List absolutely every source of income that you have here – you might get regular income from something that I’ve not thought of but it is essential to add every single penny to your list so that you have an accurate figure.

Draw a line under it when you’ve done and add it up to obtain a total. It is important to convert all the figures so that you are adding them all in the same way – ie monthly or weekly. For this process I find it easier to convert everything into a monthly figure so that you know your total monthly income. (For any payments that you receive weekly, x them by 52 and then divide that figure by 12 to get the monthly amount.)

Then repeat the process for your ESSENTIAL outgoings:

It’s a short list isn’t it? That’s because this list is limited to your ESSENTIAL outgoings only.
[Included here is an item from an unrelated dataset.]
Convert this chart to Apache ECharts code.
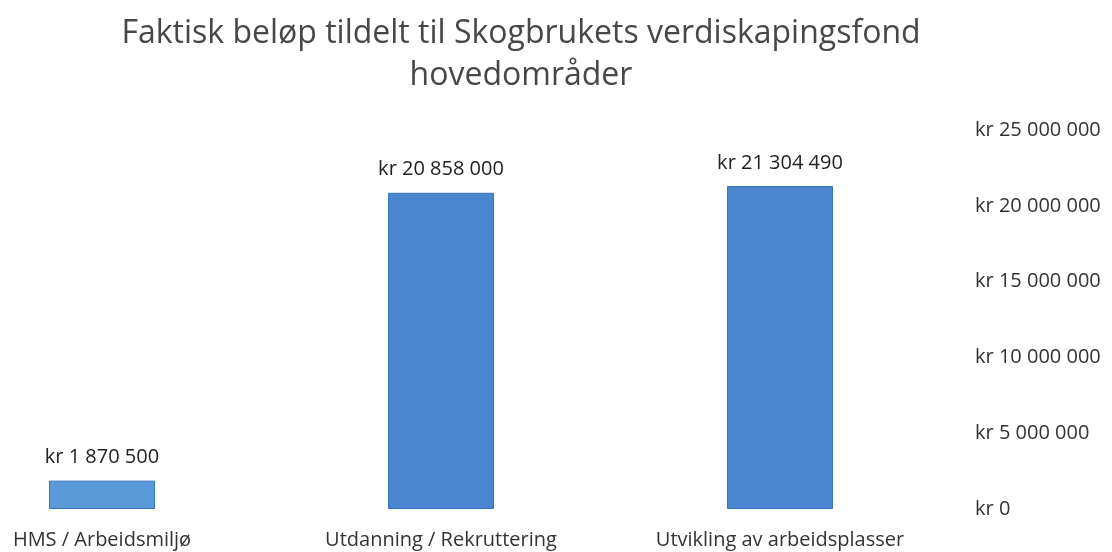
<!DOCTYPE html>
<html>
<head>
    <meta charset="utf-8">
    <title>Skogbrukets verdiskapingsfond</title>
    <script src="https://cdn.jsdelivr.net/npm/echarts@6/dist/echarts.min.js"></script>
    <style>
        html, body { margin: 0; padding: 0; background: #fff; }
        #chart { width: 1112px; height: 552px; }
    </style>
</head>
<body>
<div id="chart"></div>
<script type="text/javascript">
    // kategorier og beløp (kr)
    var categories = ['HMS / Arbeidsmiljø', 'Utdanning / Rekruttering', 'Utvikling av arbeidsplasser'];
    var amounts = [1870500, 20858000, 21304490];
    var barColors = ['#5a9ad8', '#4a85cf', '#4a85cf'];

    // "kr 20 858 000"
    function kr(v) {
        return 'kr ' + String(v).replace(/\B(?=(\d{3})+(?!\d))/g, ' ');
    }

    var myChart = echarts.init(document.getElementById('chart'));
    var font = 'Open Sans, Noto Sans, sans-serif';

    var option = {
        animation: false,
        backgroundColor: '#ffffff',
        title: {
            text: 'Faktisk beløp tildelt til Skogbrukets verdiskapingsfond\nhovedområder',
            left: 516,
            textAlign: 'center',
            top: 8,
            textStyle: {
                fontFamily: font,
                fontWeight: 'normal',
                fontSize: 32,
                lineHeight: 42,
                color: '#474747'
            }
        },
        // kategoriene ligger på tick-punktene (boundaryGap false)
        grid: {
            left: 102,
            right: 332,
            top: 130,
            bottom: 43,
            containLabel: false
        },
        xAxis: {
            type: 'category',
            data: categories,
            boundaryGap: false,
            axisLine: { show: false },
            axisTick: { show: false },
            axisLabel: {
                interval: 0,
                margin: 21,
                fontFamily: font,
                fontSize: 20,
                color: '#333'
            }
        },
        yAxis: {
            type: 'value',
            position: 'right',
            min: 0,
            max: 25000000,
            interval: 5000000,
            splitLine: { show: false },
            axisLine: { show: false },
            axisTick: { show: false },
            axisLabel: {
                margin: 195,
                align: 'left',
                fontFamily: font,
                fontSize: 20,
                color: '#333',
                formatter: kr
            }
        },
        series: [{
            type: 'bar',
            barWidth: 106,
            data: amounts.map(function (v, i) {
                return {
                    value: v,
                    itemStyle: { color: barColors[i], borderColor: '#3d72bd', borderWidth: 1 }
                };
            }),
            label: {
                show: true,
                position: 'top',
                distance: 13,
                fontFamily: font,
                fontSize: 20,
                color: '#222',
                formatter: function (p) { return kr(p.value); }
            }
        }]
    };
    myChart.setOption(option);
</script>
</body>
</html>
If you have anything else that is truly essential then add it to this list: prescriptions, school meals, hair cuts, essential clothing for example.

Once done, draw a line under it to create your monthly total – this figure SHOULD be less than your income figure.

Then repeat this process with a list called NON-essential outgoings – on this list you put your credit card minimum payments, mobile phone bill, store cards, personal loans, finance agreements, catalogues etc.

Again, draw a line under the list and add up the figures to create a total for your non-essential outgoings.

At this point – if your essential and non-essential outgoings total (added together) less than your income then you are doing fine and simply need to budget better.

If, at this point, the two outgoings totals are more than your income then we will need to look further into ways to bring them all into line.

Either way, now take a new sheet of paper (or start a new spreadsheet) and make a list of all your creditors (people you owe money to) – make 3 columns and put the company name on the left, the total amount of the debt in the middle and the minimum monthly payment on the right:

It is vitally important to list everything here. Once you’ve finished total the 2nd two columns so that you have a total debt outstanding figure and a total monthly payments due figure.

Now you definitely deserve a cup of tea! You might well fancy something stronger but hang on just a little bit longer as we are nearly done for today!

You now have all the information you need to assess your finances.

Keep it all separated and neat either by starting a file if you have one spare or by keeping in carrier bags inside a box or draw so that every time a new piece of post comes you can add it to it’s appropriate pile – keep on top of the filing from today so that you don’t have to repeat the sorting process over again next time!

If all of your monthly outgoings are less than your monthly income then you simply need to look at ways to manage your day to day finances better. You’ve already made a good start and now need to keep on top of the bills as soon as they come in.

If you over spend on unnecessary items, try working out your surplus money each month and then splitting it into 4 envelopes. Allow yourself one envelope a week as a way of disciplining yourself.

Take a look at the ‘demotivator‘ on Martin’s Money Tips, it’s a great way to put yourself off buying a latte on the way to work and you’ll be taking a packed lunch before you know it!

If, however, your outgoings are more than your income then over the next couple of weeks we will look at the ways you can reduce your outgoings and manage your debts. I assure you that no debt problem is unfixable. No matter how much you owe or how little you have coming in, there are ways (legal ways!) that can get you debt free. Although it is natural to worry about your finances, don’t let them depress you and don’t let them ruin your life. There is a way out.